The early results underscored a national trend in Democratic politics that seems to be playing out in New York, too: Candidates of color are assembling broad winning coalitions that bring together liberal white voters and voters of color. White majority districts can be led by people of color and black candidates if the message is broad, progressive and inclusive, said Sochie Nnaemeka, head of the New York State Working Families Party.
“Voters are hungry for a different type of leadership,” she said.
Nowhere does that appear to be more true than in Mr. Jones’s race in the 17th Congressional District, which includes Rockland County and parts of Westchester County and is majority white and only 10 percent black.
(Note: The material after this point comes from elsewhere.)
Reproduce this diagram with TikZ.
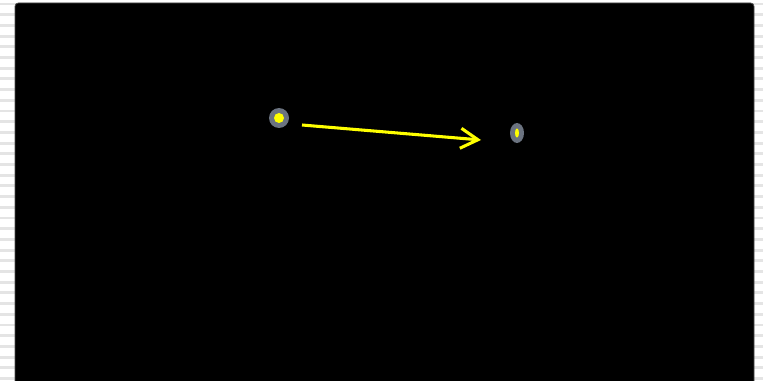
\documentclass[tikz,border=0pt]{standalone}
\usetikzlibrary{arrows.meta,shapes.geometric}
\definecolor{dotgray}{HTML}{6B7380}
\definecolor{dotyellow}{HTML}{FFFF00}
\definecolor{stripegray}{HTML}{E4E4E4}
\begin{document}
\begin{tikzpicture}[
x=0.75pt, y=-0.75pt,
stripe/.style={stripegray, line width=2.2pt},
panel/.style={fill=black, draw=black!70, line width=0.6pt, rounded corners=2.5pt},
outerdot/.style={fill=dotgray, draw=none, inner sep=0pt},
innerdot/.style={fill=dotyellow, draw=none, inner sep=0pt},
move/.style={dotyellow, line width=2.3pt, -{Straight Barb[length=13pt, width=15pt]}}
]
\useasboundingbox (0,0) rectangle (763,381);
\fill[white] (0,0) rectangle (763,381);
% striped backdrop
\foreach \k in {0,...,35}
  \draw[stripe] (0,4+10.7*\k) -- (763,4+10.7*\k);
\draw[panel] (15,3) rectangle (754,390);
% start and end markers
\node (start) [outerdot, circle, minimum size=15pt] at (279,118) {};
\node (startcore) [innerdot, circle, minimum size=7.5pt] at (start) {};
\node (finish) [outerdot, ellipse, minimum width=10.5pt, minimum height=15pt] at (517,133) {};
\node (finishcore) [innerdot, ellipse, minimum width=3pt, minimum height=7pt] at (finish) {};
\coordinate (tail) at (302,125);
\coordinate (head) at (481,140);
\draw[move] (tail) -- (head);
\end{tikzpicture}
\end{document}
“My story is quintessentially the American dream, and people want to be inspired by their elected officials,” said Mr. Jones, who grew up poor in Rockland County and then went to Stanford University and to Harvard Law School. “When people bring their lived experience with them to policymaking, that process becomes more informed.”
Race and identity politics were not necessarily the only thing driving insurgent campaigns. Most candidates ran on unabashedly left-wing platforms, supporting Medicare for All and the Green New Deal. They hammered their opponents for being absent from their districts.
In Westchester County, a female federal prosecutor, Mimi Rocah, whose campaign was centered on a progressive “Right Side of Justice” agenda, was leading the incumbent district attorney, Anthony Scarpino.
Many challengers had deep ties to their communities: They were teachers, activists, tenant organizers. But race was certainly an underlying factor in many of the candidacies, and it was amplified by the recent civil unrest over police brutality.